● WRITTEN TASK: Give back exactly the lines from the beginning of the listing below to the line holding "SIVERS_LINE = [-0.21, 0.824]", both ends included; the pictures stay out.

───── STORED DATA ─────

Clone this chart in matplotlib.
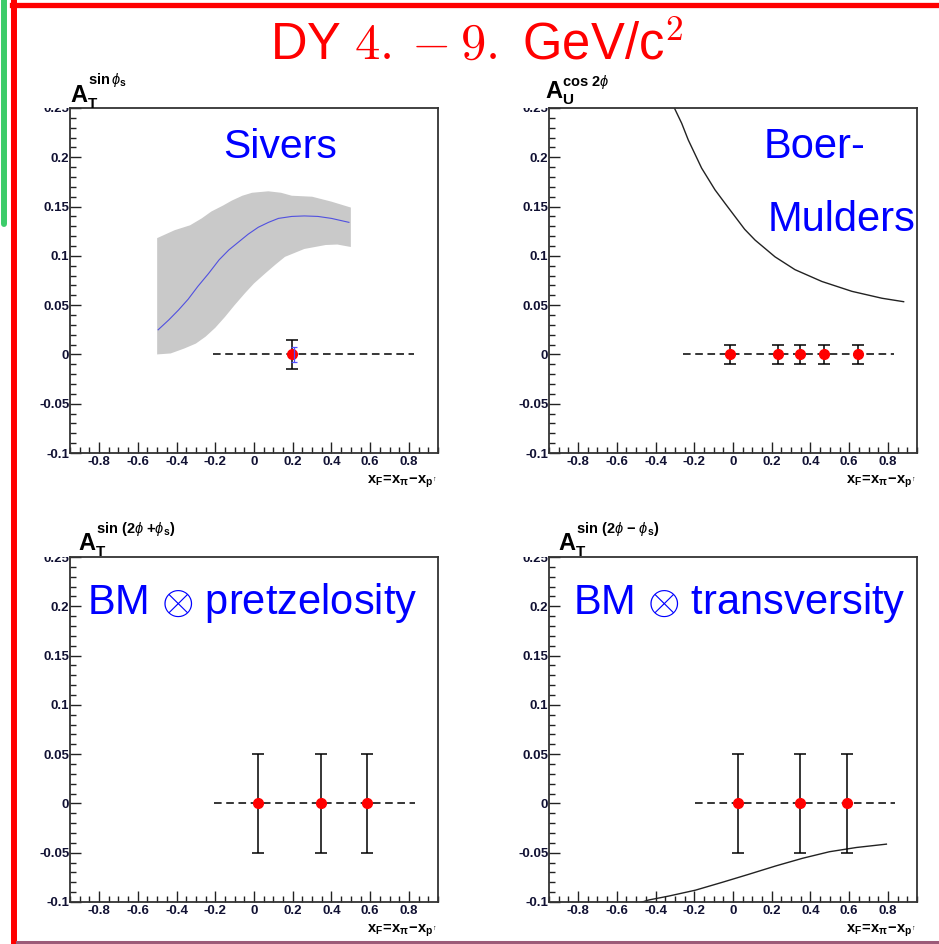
#!/usr/bin/env python3

import numpy as np
import matplotlib
matplotlib.use('Agg')
from matplotlib import pyplot as plt
from matplotlib.lines import Line2D
from matplotlib.ticker import MultipleLocator
from matplotlib.transforms import Bbox, TransformedBbox

plt.rcParams['font.family'] = ['Liberation Sans', 'DejaVu Sans']
plt.rcParams['mathtext.fontset'] = 'custom'
plt.rcParams['mathtext.rm'] = 'Liberation Sans'
plt.rcParams['mathtext.bf'] = 'Liberation Sans:bold'
plt.rcParams['mathtext.it'] = 'Liberation Sans:italic'
plt.rcParams['mathtext.sf'] = 'Liberation Sans'

W, H = 939, 944

XTICKS = [-0.8, -0.6, -0.4, -0.2, 0, 0.2, 0.4, 0.6, 0.8]
XTICK_LABELS = ['-0.8', '-0.6', '-0.4', '-0.2', '0', '0.2', '0.4', '0.6', '0.8']
YTICKS = [-0.1, -0.05, 0, 0.05, 0.1, 0.15, 0.2, 0.25]
YTICK_LABELS = ['-0.1', '-0.05', '0', '0.05', '0.1', '0.15', '0.2', '0.25']

# Sivers band (upper / lower edges) and central curve
SIVERS_HI_X = [-0.5, -0.41, -0.33, -0.27, -0.22, -0.16, -0.115, -0.06, -0.01, 0.074, 0.14, 0.195, 0.3, 0.4, 0.5]
SIVERS_HI_Y = [0.118, 0.126, 0.131, 0.138, 0.145, 0.151, 0.156, 0.161, 0.164, 0.1655, 0.164, 0.161, 0.160, 0.155, 0.149]
SIVERS_LO_X = [-0.5, -0.43, -0.36, -0.3, -0.25, -0.2, -0.15, -0.1, -0.047, 0.0, 0.057, 0.11, 0.16, 0.26, 0.37, 0.43, 0.5]
SIVERS_LO_Y = [0.0, 0.001, 0.006, 0.011, 0.018, 0.027, 0.038, 0.050, 0.062, 0.072, 0.082, 0.091, 0.099, 0.107, 0.111, 0.1115, 0.109]
SIVERS_FIT_X = [-0.495, -0.44, -0.39, -0.34, -0.29, -0.235, -0.18, -0.13, -0.08, -0.03, 0.022, 0.075, 0.126, 0.195, 0.26, 0.33, 0.4, 0.49]
SIVERS_FIT_Y = [0.025, 0.035, 0.045, 0.056, 0.069, 0.082, 0.096, 0.106, 0.114, 0.122, 0.129, 0.134, 0.138, 0.140, 0.1405, 0.140, 0.138, 0.134]
SIVERS_PT_X = [0.195]
SIVERS_PT_Y = [0.0]
SIVERS_PT_ERR = [0.015]
SIVERS_BLUE_X = [0.207]
SIVERS_BLUE_ERR = [0.008]
SIVERS_LINE = [-0.21, 0.824]

# Boer-Mulders curve and projected points
BM_X = [-0.31, -0.265, -0.231, -0.162, -0.093, -0.04, 0.01, 0.06, 0.114, 0.217, 0.32, 0.459, 0.614, 0.769, 0.881]
BM_Y = [0.253, 0.2345, 0.2176, 0.189, 0.167, 0.153, 0.14, 0.127, 0.116, 0.099, 0.086, 0.074, 0.064, 0.057, 0.0535]
BM_PT_X = [-0.014, 0.234, 0.348, 0.472, 0.643]
BM_PT_Y = [0.0, 0.0, 0.0, 0.0, 0.0]
BM_PT_ERR = [0.01, 0.01, 0.01, 0.01, 0.01]
BM_LINE = [-0.257, 0.829]

# BM x pretzelosity
PRETZ_PT_X = [0.022, 0.346, 0.585]
PRETZ_PT_Y = [0.0, 0.0, 0.0]
PRETZ_PT_ERR = [0.05, 0.05, 0.05]
PRETZ_LINE = [-0.207, 0.83]

# BM x transversity
TRANS_X = [-0.5, -0.436, -0.332, -0.194, -0.055, 0.083, 0.221, 0.36, 0.498, 0.637, 0.792]
TRANS_Y = [-0.102, -0.098, -0.094, -0.088, -0.080, -0.0718, -0.0634, -0.0556, -0.049, -0.0447, -0.0413]
TRANS_PT_X = [0.024, 0.348, 0.588]
TRANS_PT_Y = [0.0, 0.0, 0.0]
TRANS_PT_ERR = [0.05, 0.05, 0.05]
TRANS_LINE = [-0.197, 0.836]


def px(x, y):
  return x / W, 1.0 - y / H


def make_axes(fig, left, top, right, bottom):
  x0, y0 = px(left, bottom)
  x1, y1 = px(right, top)
  ax = fig.add_axes([x0, y0, x1 - x0, y1 - y0])
  ax.set_xlim(-0.95, 0.95)
  ax.set_ylim(-0.1, 0.25)
  ax.set_xticks(XTICKS)
  ax.set_xticklabels(XTICK_LABELS, fontweight='bold', fontsize=9.5, color='#111133')
  ax.set_yticks(YTICKS)
  ax.set_yticklabels(YTICK_LABELS, fontweight='bold', fontsize=9.5, color='#111133')
  ax.xaxis.set_minor_locator(MultipleLocator(0.05))
  ax.yaxis.set_minor_locator(MultipleLocator(0.01))
  ax.tick_params(which='both', direction='in', top=False, right=False, color='#222222')
  ax.tick_params(which='major', length=8, width=1.0)
  ax.tick_params(which='minor', length=4, width=1.0)
  ax.tick_params(axis='y', pad=0.5)
  ax.tick_params(axis='x', pad=2)
  for sp in ax.spines.values():
    sp.set_linewidth(1.3)
    sp.set_color('#333333')
  # ROOT clips the top label at the frame
  clip = TransformedBbox(Bbox([[-0.5, -0.5], [1.5, 1.0]]), ax.transAxes)
  for lab in ax.get_yticklabels():
    lab.set_clip_box(clip)
    lab.set_clip_on(True)
  ax.text(1.0, -0.06, r'$\mathbf{x_F\!=\!x_\pi\!-\!x_{p^\uparrow}}$', transform=ax.transAxes,
          ha='right', va='top', fontsize=10.5)
  return ax


def ylabel(fig, left, base, sup_base, sub, sup):
  fig.text(*px(left, base), 'A', fontsize=17, fontweight='bold', ha='left', va='baseline')
  fig.text(*px(left + 17.5, base + 6), sub, fontsize=11, fontweight='bold', ha='left', va='baseline')
  fig.text(*px(left + 17.5, sup_base), sup, fontsize=10.5, ha='left', va='baseline')


def points(ax, x, y, err, line):
  ax.plot(line, [0, 0], color='black', lw=1.1, ls=(0, (5, 3)), zorder=2)
  ax.errorbar(x, y, yerr=err, fmt='o', color='red', markersize=7, ecolor='black',
              elinewidth=1.1, capsize=4, capthick=1.1, zorder=3)


def main():
  fig = plt.figure(figsize=(W / 100, H / 100), dpi=100)

  # slide decorations
  fig.add_artist(Line2D([12 / W, 1], [1 - 4.5 / H] * 2, color='#ff0000', lw=3.8))
  fig.add_artist(Line2D([14 / W] * 2, [0, 1 - 2 / H], color='#ff0000', lw=4.3))
  fig.add_artist(Line2D([4 / W] * 2, [1 - 224 / H, 1], color='#3ccc6a', lw=4.3, solid_capstyle='round'))
  fig.add_artist(Line2D([17 / W, 1], [1 - 942 / H] * 2, color='#9c5a78', lw=2.2))

  tx, ty = px(477, 60)
  fig.text(tx, ty, r'DY $4.-9.$ GeV/c$^2$', color='#ff0000', fontsize=36.5,
           ha='center', va='baseline', math_fontfamily='cm')

  # Sivers
  ax1 = make_axes(fig, 70, 108, 438, 453)
  band_x = np.concatenate([SIVERS_HI_X, SIVERS_LO_X[::-1]])
  band_y = np.concatenate([SIVERS_HI_Y, SIVERS_LO_Y[::-1]])
  ax1.fill(band_x, band_y, color='#c9c9c9', lw=0, zorder=1)
  ax1.plot(SIVERS_FIT_X, SIVERS_FIT_Y, color='#5050e0', lw=0.8, zorder=2)
  points(ax1, SIVERS_PT_X, SIVERS_PT_Y, SIVERS_PT_ERR, SIVERS_LINE)
  ax1.errorbar(SIVERS_BLUE_X, SIVERS_PT_Y, yerr=SIVERS_BLUE_ERR, fmt='none', ecolor='#5050ff',
               elinewidth=0.9, capsize=2.5, capthick=0.9, zorder=4)
  ax1.text(0.571, 0.887, 'Sivers', transform=ax1.transAxes, color='#0000ff', fontsize=29.5,
           ha='center', va='center')
  ylabel(fig, 70, 102, 84, 'T', r'$\mathbf{sin}\,\phi_{\mathbf{s}}$')

  # Boer-Mulders
  ax2 = make_axes(fig, 549, 108, 917, 453)
  ax2.plot(BM_X, BM_Y, color='#222222', lw=1.0, zorder=2)
  points(ax2, BM_PT_X, BM_PT_Y, BM_PT_ERR, BM_LINE)
  ax2.text(0.582, 0.887, 'Boer-', transform=ax2.transAxes, color='#0000ff', fontsize=30,
           ha='left', va='center')
  ax2.text(0.595, 0.675, 'Mulders', transform=ax2.transAxes, color='#0000ff', fontsize=30,
           ha='left', va='center')
  ylabel(fig, 545, 98, 86, 'U', r'$\mathbf{cos\ 2}\phi$')

  # BM x pretzelosity
  ax3 = make_axes(fig, 70, 557, 438, 902)
  points(ax3, PRETZ_PT_X, PRETZ_PT_Y, PRETZ_PT_ERR, PRETZ_LINE)
  ax3.text(0.046, 0.867, r'BM $\otimes$ pretzelosity', transform=ax3.transAxes, color='#0000ff',
           fontsize=30, ha='left', va='center', math_fontfamily='cm')
  ylabel(fig, 78, 550, 533, 'T', r'$\mathbf{sin\ (2}\phi\ \mathbf{+}\phi_{\mathbf{s}}\mathbf{)}$')

  # BM x transversity
  ax4 = make_axes(fig, 549, 557, 917, 902)
  ax4.plot(TRANS_X, TRANS_Y, color='#222222', lw=1.0, zorder=2)
  points(ax4, TRANS_PT_X, TRANS_PT_Y, TRANS_PT_ERR, TRANS_LINE)
  ax4.text(0.065, 0.867, r'BM $\otimes$ transversity', transform=ax4.transAxes, color='#0000ff',
           fontsize=30, ha='left', va='center', math_fontfamily='cm')
  ylabel(fig, 558, 550, 533, 'T', r'$\mathbf{sin\ (2}\phi\ \mathbf{-}\ \phi_{\mathbf{s}}\mathbf{)}$')

  fig.savefig('out.png', dpi=100)
  plt.close()


if __name__ == "__main__":
  main()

─────

● FULL RESPONSE:
Clone this chart in matplotlib.
#!/usr/bin/env python3

import numpy as np
import matplotlib
matplotlib.use('Agg')
from matplotlib import pyplot as plt
from matplotlib.lines import Line2D
from matplotlib.ticker import MultipleLocator
from matplotlib.transforms import Bbox, TransformedBbox

plt.rcParams['font.family'] = ['Liberation Sans', 'DejaVu Sans']
plt.rcParams['mathtext.fontset'] = 'custom'
plt.rcParams['mathtext.rm'] = 'Liberation Sans'
plt.rcParams['mathtext.bf'] = 'Liberation Sans:bold'
plt.rcParams['mathtext.it'] = 'Liberation Sans:italic'
plt.rcParams['mathtext.sf'] = 'Liberation Sans'

W, H = 939, 944

XTICKS = [-0.8, -0.6, -0.4, -0.2, 0, 0.2, 0.4, 0.6, 0.8]
XTICK_LABELS = ['-0.8', '-0.6', '-0.4', '-0.2', '0', '0.2', '0.4', '0.6', '0.8']
YTICKS = [-0.1, -0.05, 0, 0.05, 0.1, 0.15, 0.2, 0.25]
YTICK_LABELS = ['-0.1', '-0.05', '0', '0.05', '0.1', '0.15', '0.2', '0.25']

# Sivers band (upper / lower edges) and central curve
SIVERS_HI_X = [-0.5, -0.41, -0.33, -0.27, -0.22, -0.16, -0.115, -0.06, -0.01, 0.074, 0.14, 0.195, 0.3, 0.4, 0.5]
SIVERS_HI_Y = [0.118, 0.126, 0.131, 0.138, 0.145, 0.151, 0.156, 0.161, 0.164, 0.1655, 0.164, 0.161, 0.160, 0.155, 0.149]
SIVERS_LO_X = [-0.5, -0.43, -0.36, -0.3, -0.25, -0.2, -0.15, -0.1, -0.047, 0.0, 0.057, 0.11, 0.16, 0.26, 0.37, 0.43, 0.5]
SIVERS_LO_Y = [0.0, 0.001, 0.006, 0.011, 0.018, 0.027, 0.038, 0.050, 0.062, 0.072, 0.082, 0.091, 0.099, 0.107, 0.111, 0.1115, 0.109]
SIVERS_FIT_X = [-0.495, -0.44, -0.39, -0.34, -0.29, -0.235, -0.18, -0.13, -0.08, -0.03, 0.022, 0.075, 0.126, 0.195, 0.26, 0.33, 0.4, 0.49]
SIVERS_FIT_Y = [0.025, 0.035, 0.045, 0.056, 0.069, 0.082, 0.096, 0.106, 0.114, 0.122, 0.129, 0.134, 0.138, 0.140, 0.1405, 0.140, 0.138, 0.134]
SIVERS_PT_X = [0.195]
SIVERS_PT_Y = [0.0]
SIVERS_PT_ERR = [0.015]
SIVERS_BLUE_X = [0.207]
SIVERS_BLUE_ERR = [0.008]
SIVERS_LINE = [-0.21, 0.824]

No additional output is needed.